The album was re-released on March 21, 1995, when "Got Me Wrong" became a hit after its inclusion on the soundtrack to the 1994 film, Clerks. The re-released version included lyrics and slightly different artwork. The aforementioned song, as well as "Brother," were performed live during Alice in Chains' MTV Unplugged concert.

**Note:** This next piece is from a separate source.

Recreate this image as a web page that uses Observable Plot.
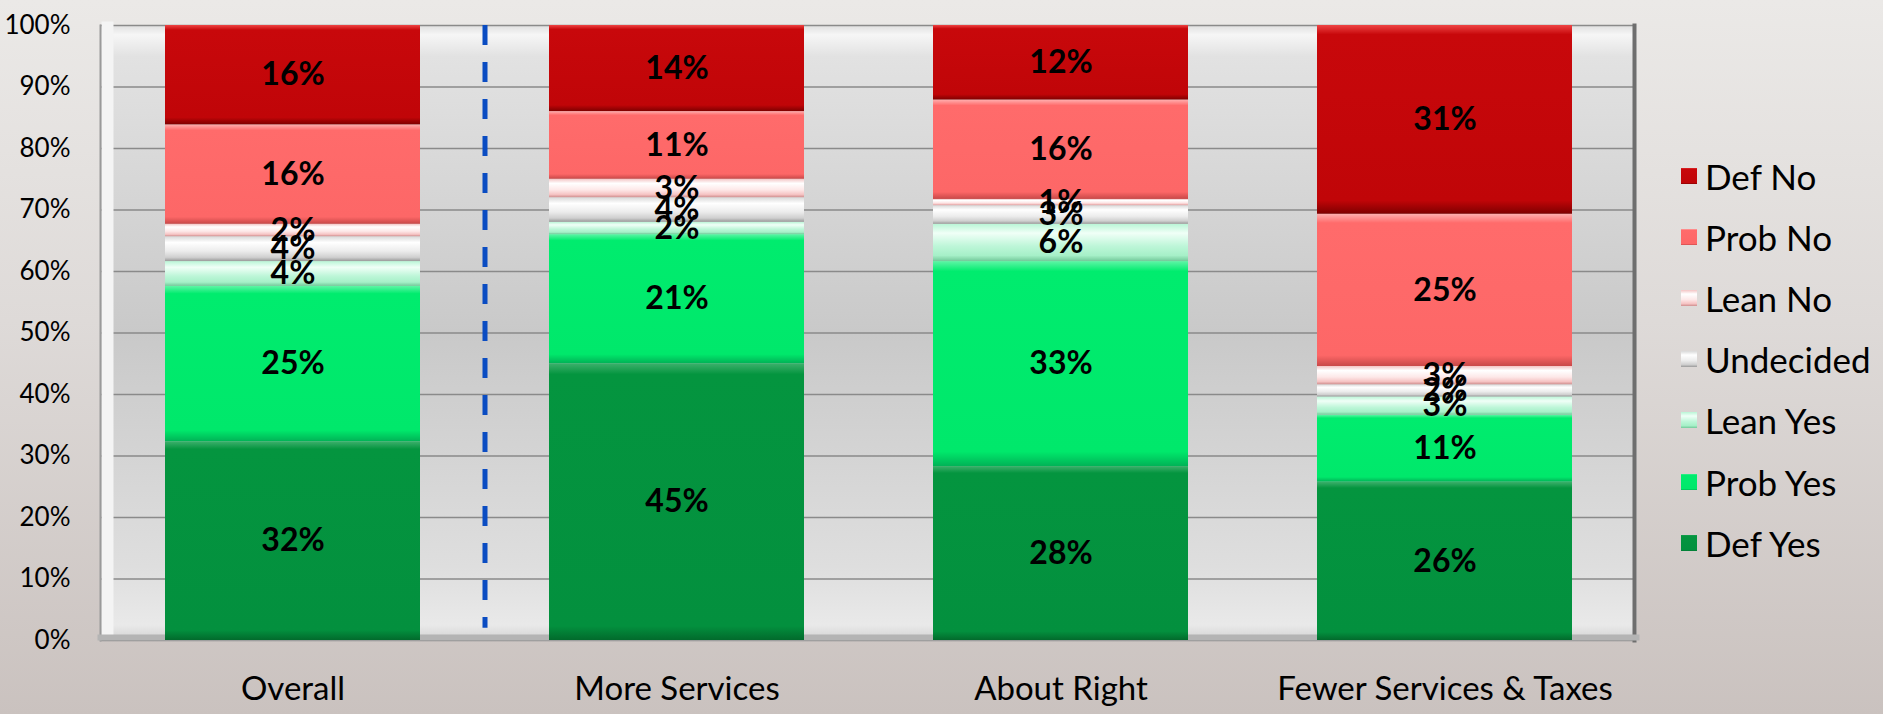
<!DOCTYPE html>
<html><head><meta charset="utf-8">
<script src="https://cdn.jsdelivr.net/npm/d3@7"></script>
<script src="https://cdn.jsdelivr.net/npm/@observablehq/plot@0.6"></script>
<style>
html,body{margin:0;padding:0;}
body{width:1883px;height:714px;overflow:hidden;background:linear-gradient(180deg,#ebe9e7 0%,#dedad8 45%,#cac2bf 100%);font-family:Lato,"Open Sans",sans-serif;}
#wrap{position:relative;width:1883px;height:714px;}
#legend{position:absolute;left:1681px;top:145px;}
.item{display:flex;align-items:center;height:61.2px;font-size:35px;color:#000;white-space:nowrap;}
.sw{width:16px;height:16px;margin-right:8px;flex:none;}
</style></head><body><div id="wrap"></div>
<script>
const categories = ["Overall", "More Services", "About Right", "Fewer Services & Taxes"];
const seriesNames = ["Def Yes", "Prob Yes", "Lean Yes", "Undecided", "Lean No", "Prob No", "Def No"];
const defYes    = [32, 45, 28, 26];
const probYes   = [25, 21, 33, 11];
const leanYes   = [4, 2, 6, 3];
const undecided = [4, 4, 3, 2];
const leanNo    = [2, 3, 1, 3];
const probNo    = [16, 11, 16, 25];
const defNo     = [16, 14, 12, 31];
const yTicks = [0, 10, 20, 30, 40, 50, 60, 70, 80, 90, 100];
const divider = {after: "Overall", top: 100, bottom: 2};

const seriesValues = [defYes, probYes, leanYes, undecided, leanNo, probNo, defNo];
const rows = [];
seriesNames.forEach((s, si) => categories.forEach((c, ci) =>
  rows.push({category: c, series: s, value: seriesValues[si][ci]})));

const grads = [
  [[0,"#3db06c"],[0.04,"#04953f"],[0.95,"#03903e"],[1,"#026a2c"]],
  [[0,"#5ff5a6"],[0.05,"#00ec6e"],[0.93,"#00e86b"],[1,"#00b356"]],
  [[0,"#b9f5d6"],[0.25,"#f0fff7"],[0.6,"#bdf6d8"],[0.85,"#a6f0c8"],[1,"#73c99a"]],
  [[0,"#d8d8d8"],[0.25,"#ffffff"],[0.6,"#ececec"],[0.85,"#cfcfcf"],[1,"#9a9a9a"]],
  [[0,"#f3c4c4"],[0.25,"#ffffff"],[0.6,"#fde8e8"],[0.85,"#f6c4c4"],[1,"#d08f8f"]],
  [[0,"#ffb0b0"],[0.06,"#ff6b6b"],[0.93,"#fd6767"],[1,"#c84848"]],
  [[0,"#ee4444"],[0.05,"#c8080b"],[0.93,"#c00508"],[1,"#7e0000"]]
];

const W = 1883, H = 714, mL = 100, mR = 247, mT = 25, mB = 74;
const step = (W - mL - mR) / categories.length;
const stackOpts = {x: "category", y: "value", z: "series", order: seriesNames, offset: "normalize"};

const chart = Plot.plot({
  width: W, height: H, marginLeft: mL, marginRight: mR, marginTop: mT, marginBottom: mB,
  style: {background: "transparent", fontFamily: "Lato, sans-serif", overflow: "visible", color: "#000"},
  x: {domain: categories, paddingInner: 0.336, paddingOuter: 0.168, label: null},
  y: {domain: [0, 1], label: null},
  color: {domain: seriesNames, range: seriesNames.map((_, i) => `url(#seg${i})`)},
  marks: [
    Plot.frame({fill: "url(#wall)"}),
    Plot.gridY(yTicks.map(v => v / 100), {stroke: "#8a8a8a", strokeOpacity: 1, strokeWidth: 1.5}),
    Plot.frame({anchor: "left", stroke: "#f4f4f4", strokeWidth: 12, dx: 7, insetTop: 2, insetBottom: 7}),
    Plot.frame({anchor: "left", stroke: "#9a9a9a", strokeWidth: 2}),
    Plot.frame({anchor: "right", stroke: "#6e6e6e", strokeWidth: 4, dx: -2}),
    Plot.frame({anchor: "bottom", stroke: "#b4b4b4", strokeWidth: 6, dy: -3}),
    Plot.barY(rows, Plot.stackY({...stackOpts, fill: "series"})),
    Plot.text(rows, Plot.stackY({...stackOpts, text: d => d.value + "%", fontSize: 32, fontWeight: "bold", fill: "#000"})),
    Plot.ruleX([divider], {x: "after", y1: d => d.top / 100, y2: d => d.bottom / 100, dx: step / 2,
      stroke: "#0a4cc2", strokeWidth: 5, strokeDasharray: "20,17"}),
    Plot.axisY({ticks: yTicks.map(v => v / 100), tickFormat: d => Math.round(d * 100) + "%", tickSize: 0, tickPadding: 30, fontSize: 26}),
    Plot.axisX({tickSize: 0, tickPadding: 36, fontSize: 33, label: null})
  ]
});

const svg = d3.select(chart);
const defs = svg.insert("defs", ":first-child");
grads.forEach((stops, i) => {
  const g = defs.append("linearGradient").attr("id", `seg${i}`)
    .attr("x1", 0).attr("y1", 0).attr("x2", 0).attr("y2", 1);
  stops.forEach(([o, c]) => g.append("stop").attr("offset", o).attr("stop-color", c));
});
const wall = defs.append("linearGradient").attr("id", "wall")
  .attr("x1", 0).attr("y1", 0).attr("x2", 0).attr("y2", 1);
[[0,"#e0e0e0"],[0.015,"#f6f6f6"],[0.05,"#e2e2e2"],[0.5,"#c9c9c9"],[0.88,"#dedede"],[0.975,"#e9e9e9"],[1,"#d2d2d2"]]
  .forEach(([o, c]) => wall.append("stop").attr("offset", o).attr("stop-color", c));

const wrap = document.getElementById("wrap");
wrap.appendChild(chart);

const legend = document.createElement("div");
legend.id = "legend";
seriesNames.slice().reverse().forEach(name => {
  const i = seriesNames.indexOf(name);
  const item = document.createElement("div");
  item.className = "item";
  const sw = document.createElement("span");
  sw.className = "sw";
  sw.style.background = `linear-gradient(180deg, ${grads[i].map(([o, c]) => c + " " + (o * 100) + "%").join(", ")})`;
  const label = document.createElement("span");
  label.textContent = name;
  item.appendChild(sw);
  item.appendChild(label);
  legend.appendChild(item);
});
wrap.appendChild(legend);
</script>
</body></html>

In addition to the CD, the album was also released in a limited edition double vinyl along with Jar of Flies (Jar of Flies was on sides 1 and 2, Sap was on side 3, and an etching of the Alice in Chains logo was on side 4). In the UK, Sap and Jar of Flies were issued as a double CD, as Sap had not previously had a UK release. In the UK, "Brother" and "Right Turn" were initially released on the "Would" single and "Got Me Wrong" and "Am I Inside" were released on the "Them Bones" single. Hidden track "Love Song" never appeared on a UK single release and was previously unreleased when Sap was released with Jar of Flies.

Professional ratings
Review scores
| Source | Rating |
| AllMusic | Star |
| The Encyclopedia of Popular Music | Star |
| The Great Rock Discography | 5/10 |
| MusicHound Rock | Star |
| Music Story | Star |
| The Rolling Stone Album Guide | Star |
| Spin Alternative Record Guide | 7/10 |

==Track listing==

Note
- "Alice Mudgarden" is Alice in Chains with Mark Arm of Mudhoney and Chris Cornell of Soundgarden.

Sap track listing
| No. | Title | Writer(s) | Length |
|---|---|---|---|
| 1. | "Brother" | Jerry Cantrell | 4:27 |
| 2. | "Got Me Wrong" | Cantrell | 4:12 |
| 3. | "Right Turn" (performed by Alice Mudgarden) | Cantrell | 3:17 |
| 4. | "Am I Inside" | Cantrell; Layne Staley; | 5:09 |
| 5. | "Love Song" (hidden track) | Cantrell; Sean Kinney; Staley; Michael Starr; | 3:44 |
| Total length: |  |  | 20:49 |

==Personnel==
Personnel taken from Sap liner notes.

- Alice in Chains
- Layne Staley – vocals, drums on "Love Song"
- Jerry Cantrell – guitar, vocals, bass on "Love Song"
- Michael Starr – bass, guitar on "Love Song"
- Sean Kinney – drums, percussion, megaphone and piano on "Love Song"

- Additional vocalists
- Ann Wilson – vocals on "Brother" and "Am I Inside"
- Chris Cornell – vocals on "Right Turn" (as Alice Mudgarden)
- Mark Arm – vocals on "Right Turn" (as Alice Mudgarden)
- Production
- Produced by Alice in Chains and Rick Parashar
- Mastered by Eddy Schreyer at Future Disc Systems, Hollywood, CA
- Art direction by David Coleman
- Photography by Rocky Schenck

==Charts==

| Chart (1994) | Peak position |
|---|---|
| Australian Albums (ARIA) with Jar of Flies | 2 |
| Danish Singles (IFPI) | 6 |
| Swedish Albums (Sverigetopplistan) with Jar of Flies | 8 |
| UK Albums (Official Charts) with Jar of Flies | 4 |

| Chart (2020) | Peak position |
|---|---|
| US Billboard 200 | 134 |
| US Top Rock Albums (Billboard) | 20 |

===Singles===

| Year | Single | Peak position |  |
| US Main | US Mod |
| 1994 | "Got Me Wrong" | 7 | 22 |

==Certifications==

| Region | Certification | Certified units/sales |
| United States (RIAA) | Gold | 500,000^{^} |
^{^} Shipments figures based on certification alone.